**Written task:** Repeat each line of the material below exactly as it appears, minus any pictures.

**Supplied data:**
---+---

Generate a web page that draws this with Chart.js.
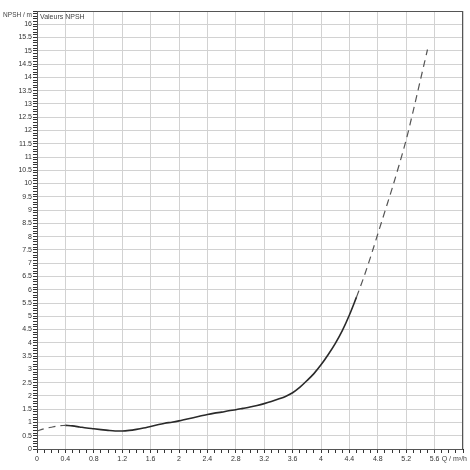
<!DOCTYPE html>
<html>
<head>
<meta charset="utf-8">
<script src="https://cdn.jsdelivr.net/npm/chart.js@4.4.1/dist/chart.umd.min.js"></script>
<style>
  html, body { margin: 0; padding: 0; background: #fff; }
  #wrap { width: 470px; height: 470px; }
</style>
</head>
<body>
<div id="wrap"><canvas id="npsh-chart"></canvas></div>
<script>
// NPSH curve (Q in m3/h, NPSH in m)
const flowStart = [0, 0.1, 0.2, 0.3, 0.4];
const npshStart = [0.68, 0.76, 0.82, 0.87, 0.89];

const flowMain = [0.4, 0.5, 0.6, 0.7, 0.8, 0.9, 1.0, 1.1, 1.2, 1.3, 1.4, 1.5, 1.6, 1.7,
  1.8, 1.9, 2.0, 2.1, 2.2, 2.3, 2.4, 2.5, 2.6, 2.7, 2.8, 2.9, 3.0, 3.1, 3.2, 3.3, 3.4,
  3.5, 3.6, 3.7, 3.8, 3.9, 4.0, 4.1, 4.2, 4.3, 4.4, 4.5];
const npshMain = [0.89, 0.87, 0.83, 0.79, 0.76, 0.73, 0.70, 0.68, 0.68, 0.70, 0.74, 0.79,
  0.85, 0.91, 0.97, 1.01, 1.06, 1.12, 1.18, 1.24, 1.30, 1.35, 1.39, 1.44, 1.48, 1.53,
  1.58, 1.64, 1.71, 1.79, 1.88, 1.98, 2.12, 2.32, 2.57, 2.84, 3.17, 3.55, 3.97, 4.46,
  5.05, 5.72];

const flowEnd = [4.5, 4.6, 4.7, 4.8, 4.9, 5.0, 5.1, 5.2, 5.3, 5.4, 5.5];
const npshEnd = [5.72, 6.45, 7.25, 8.1, 8.95, 9.8, 10.7, 11.65, 12.75, 13.9, 15.05];

const X_MAX = 6;
const Y_MAX = 16.5;

const LABEL_FONT = { family: '"Liberation Sans", Arial, sans-serif', size: 7 };

function toPoints(xs, ys) {
  return xs.map((x, i) => ({ x: x, y: ys[i] }));
}

function isMultiple(v, step) {
  const r = v / step;
  return Math.abs(r - Math.round(r)) < 1e-6;
}

// frame around the plot area plus the small captions
const framePlugin = {
  id: 'frame',
  beforeDraw(chart) {
    const c = chart.ctx;
    c.save();
    c.fillStyle = '#fff';
    c.fillRect(0, 0, chart.width, chart.height);
    c.restore();
  },
  afterDraw(chart) {
    const c = chart.ctx;
    const a = chart.chartArea;
    c.save();
    c.strokeStyle = '#555';
    c.lineWidth = 1;
    c.strokeRect(Math.round(a.left) + 0.5, Math.round(a.top) + 0.5,
      Math.round(a.right - a.left) - 1, Math.round(a.bottom - a.top));
    c.fillStyle = '#444';
    c.font = '7px "Liberation Sans", Arial, sans-serif';
    c.textBaseline = 'middle';
    c.textAlign = 'left';
    c.fillText('Valeurs NPSH', a.left + 3, a.top + 6);
    c.textAlign = 'right';
    c.fillText('Q / m³/h', chart.width - 3, a.bottom + 10);
    c.font = '6.5px "Liberation Sans", Arial, sans-serif';
    c.fillText('NPSH / m', a.left - 5, a.top + 4);
    c.restore();
  }
};

const ctx = document.getElementById('npsh-chart').getContext('2d');

new Chart(ctx, {
  type: 'line',
  data: {
    datasets: [
      {
        data: toPoints(flowStart, npshStart),
        borderColor: '#555',
        borderWidth: 1.2,
        borderDash: [7, 5],
        pointRadius: 0,
        cubicInterpolationMode: 'monotone'
      },
      {
        data: toPoints(flowMain, npshMain),
        borderColor: '#2a2a2a',
        borderWidth: 1.6,
        pointRadius: 0,
        cubicInterpolationMode: 'monotone'
      },
      {
        data: toPoints(flowEnd, npshEnd),
        borderColor: '#555',
        borderWidth: 1.2,
        borderDash: [7, 5],
        pointRadius: 0,
        cubicInterpolationMode: 'monotone'
      }
    ]
  },
  plugins: [framePlugin],
  options: {
    responsive: true,
    maintainAspectRatio: false,
    animation: false,
    layout: { padding: { top: 11, right: 7, left: 0, bottom: 0 } },
    plugins: {
      legend: { display: false },
      tooltip: { enabled: false }
    },
    scales: {
      x: {
        type: 'linear',
        min: 0,
        max: X_MAX,
        afterFit: function(scale) { scale.height = 21; },
        border: { color: '#222', width: 1 },
        grid: {
          color: function(c) {
            return c.tick && isMultiple(c.tick.value, 0.4) ? '#d2d2d2' : 'rgba(0,0,0,0)';
          },
          tickColor: '#333',
          tickLength: 4
        },
        ticks: {
          stepSize: 0.1,
          autoSkip: false,
          maxRotation: 0,
          padding: 2,
          color: '#333',
          font: LABEL_FONT,
          callback: function(value) {
            if (value >= X_MAX - 1e-6) return '';
            return isMultiple(value, 0.4) ? String(Math.round(value * 10) / 10) : '';
          }
        }
      },
      y: {
        min: 0,
        max: Y_MAX,
        afterFit: function(scale) { scale.width = 37; },
        border: { color: '#222', width: 1 },
        grid: {
          color: function(c) {
            return c.tick && isMultiple(c.tick.value, 0.5) ? '#d2d2d2' : 'rgba(0,0,0,0)';
          },
          tickColor: '#333',
          tickLength: 4
        },
        ticks: {
          stepSize: 0.1,
          autoSkip: false,
          padding: 1,
          color: '#333',
          font: LABEL_FONT,
          callback: function(value) {
            if (value >= Y_MAX - 1e-6) return '';
            return isMultiple(value, 0.5) ? String(Math.round(value * 10) / 10) : '';
          }
        }
      }
    }
  }
});
</script>
</body>
</html>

---+---

**The output:**
Generate a web page that draws this with Chart.js.
<!DOCTYPE html>
<html>
<head>
<meta charset="utf-8">
<script src="https://cdn.jsdelivr.net/npm/chart.js@4.4.1/dist/chart.umd.min.js"></script>
<style>
  html, body { margin: 0; padding: 0; background: #fff; }
  #wrap { width: 470px; height: 470px; }
</style>
</head>
<body>
<div id="wrap"><canvas id="npsh-chart"></canvas></div>
<script>
// NPSH curve (Q in m3/h, NPSH in m)
const flowStart = [0, 0.1, 0.2, 0.3, 0.4];
const npshStart = [0.68, 0.76, 0.82, 0.87, 0.89];

const flowMain = [0.4, 0.5, 0.6, 0.7, 0.8, 0.9, 1.0, 1.1, 1.2, 1.3, 1.4, 1.5, 1.6, 1.7,
  1.8, 1.9, 2.0, 2.1, 2.2, 2.3, 2.4, 2.5, 2.6, 2.7, 2.8, 2.9, 3.0, 3.1, 3.2, 3.3, 3.4,
  3.5, 3.6, 3.7, 3.8, 3.9, 4.0, 4.1, 4.2, 4.3, 4.4, 4.5];
const npshMain = [0.89, 0.87, 0.83, 0.79, 0.76, 0.73, 0.70, 0.68, 0.68, 0.70, 0.74, 0.79,
  0.85, 0.91, 0.97, 1.01, 1.06, 1.12, 1.18, 1.24, 1.30, 1.35, 1.39, 1.44, 1.48, 1.53,
  1.58, 1.64, 1.71, 1.79, 1.88, 1.98, 2.12, 2.32, 2.57, 2.84, 3.17, 3.55, 3.97, 4.46,
  5.05, 5.72];

const flowEnd = [4.5, 4.6, 4.7, 4.8, 4.9, 5.0, 5.1, 5.2, 5.3, 5.4, 5.5];
const npshEnd = [5.72, 6.45, 7.25, 8.1, 8.95, 9.8, 10.7, 11.65, 12.75, 13.9, 15.05];

const X_MAX = 6;
const Y_MAX = 16.5;

const LABEL_FONT = { family: '"Liberation Sans", Arial, sans-serif', size: 7 };

function toPoints(xs, ys) {
  return xs.map((x, i) => ({ x: x, y: ys[i] }));
}

function isMultiple(v, step) {
  const r = v / step;
  return Math.abs(r - Math.round(r)) < 1e-6;
}

// frame around the plot area plus the small captions
const framePlugin = {
  id: 'frame',
  beforeDraw(chart) {
    const c = chart.ctx;
    c.save();
    c.fillStyle = '#fff';
    c.fillRect(0, 0, chart.width, chart.height);
    c.restore();
  },
  afterDraw(chart) {
    const c = chart.ctx;
    const a = chart.chartArea;
    c.save();
    c.strokeStyle = '#555';
    c.lineWidth = 1;
    c.strokeRect(Math.round(a.left) + 0.5, Math.round(a.top) + 0.5,
      Math.round(a.right - a.left) - 1, Math.round(a.bottom - a.top));
    c.fillStyle = '#444';
    c.font = '7px "Liberation Sans", Arial, sans-serif';
    c.textBaseline = 'middle';
    c.textAlign = 'left';
    c.fillText('Valeurs NPSH', a.left + 3, a.top + 6);
    c.textAlign = 'right';
    c.fillText('Q / m³/h', chart.width - 3, a.bottom + 10);
    c.font = '6.5px "Liberation Sans", Arial, sans-serif';
    c.fillText('NPSH / m', a.left - 5, a.top + 4);
    c.restore();
  }
};

const ctx = document.getElementById('npsh-chart').getContext('2d');

new Chart(ctx, {
  type: 'line',
  data: {
    datasets: [
      {
        data: toPoints(flowStart, npshStart),
        borderColor: '#555',
        borderWidth: 1.2,
        borderDash: [7, 5],
        pointRadius: 0,
        cubicInterpolationMode: 'monotone'
      },
      {
        data: toPoints(flowMain, npshMain),
        borderColor: '#2a2a2a',
        borderWidth: 1.6,
        pointRadius: 0,
        cubicInterpolationMode: 'monotone'
      },
      {
        data: toPoints(flowEnd, npshEnd),
        borderColor: '#555',
        borderWidth: 1.2,
        borderDash: [7, 5],
        pointRadius: 0,
        cubicInterpolationMode: 'monotone'
      }
    ]
  },
  plugins: [framePlugin],
  options: {
    responsive: true,
    maintainAspectRatio: false,
    animation: false,
    layout: { padding: { top: 11, right: 7, left: 0, bottom: 0 } },
    plugins: {
      legend: { display: false },
      tooltip: { enabled: false }
    },
    scales: {
      x: {
        type: 'linear',
        min: 0,
        max: X_MAX,
        afterFit: function(scale) { scale.height = 21; },
        border: { color: '#222', width: 1 },
        grid: {
          color: function(c) {
            return c.tick && isMultiple(c.tick.value, 0.4) ? '#d2d2d2' : 'rgba(0,0,0,0)';
          },
          tickColor: '#333',
          tickLength: 4
        },
        ticks: {
          stepSize: 0.1,
          autoSkip: false,
          maxRotation: 0,
          padding: 2,
          color: '#333',
          font: LABEL_FONT,
          callback: function(value) {
            if (value >= X_MAX - 1e-6) return '';
            return isMultiple(value, 0.4) ? String(Math.round(value * 10) / 10) : '';
          }
        }
      },
      y: {
        min: 0,
        max: Y_MAX,
        afterFit: function(scale) { scale.width = 37; },
        border: { color: '#222', width: 1 },
        grid: {
          color: function(c) {
            return c.tick && isMultiple(c.tick.value, 0.5) ? '#d2d2d2' : 'rgba(0,0,0,0)';
          },
          tickColor: '#333',
          tickLength: 4
        },
        ticks: {
          stepSize: 0.1,
          autoSkip: false,
          padding: 1,
          color: '#333',
          font: LABEL_FONT,
          callback: function(value) {
            if (value >= Y_MAX - 1e-6) return '';
            return isMultiple(value, 0.5) ? String(Math.round(value * 10) / 10) : '';
          }
        }
      }
    }
  }
});
</script>
</body>
</html>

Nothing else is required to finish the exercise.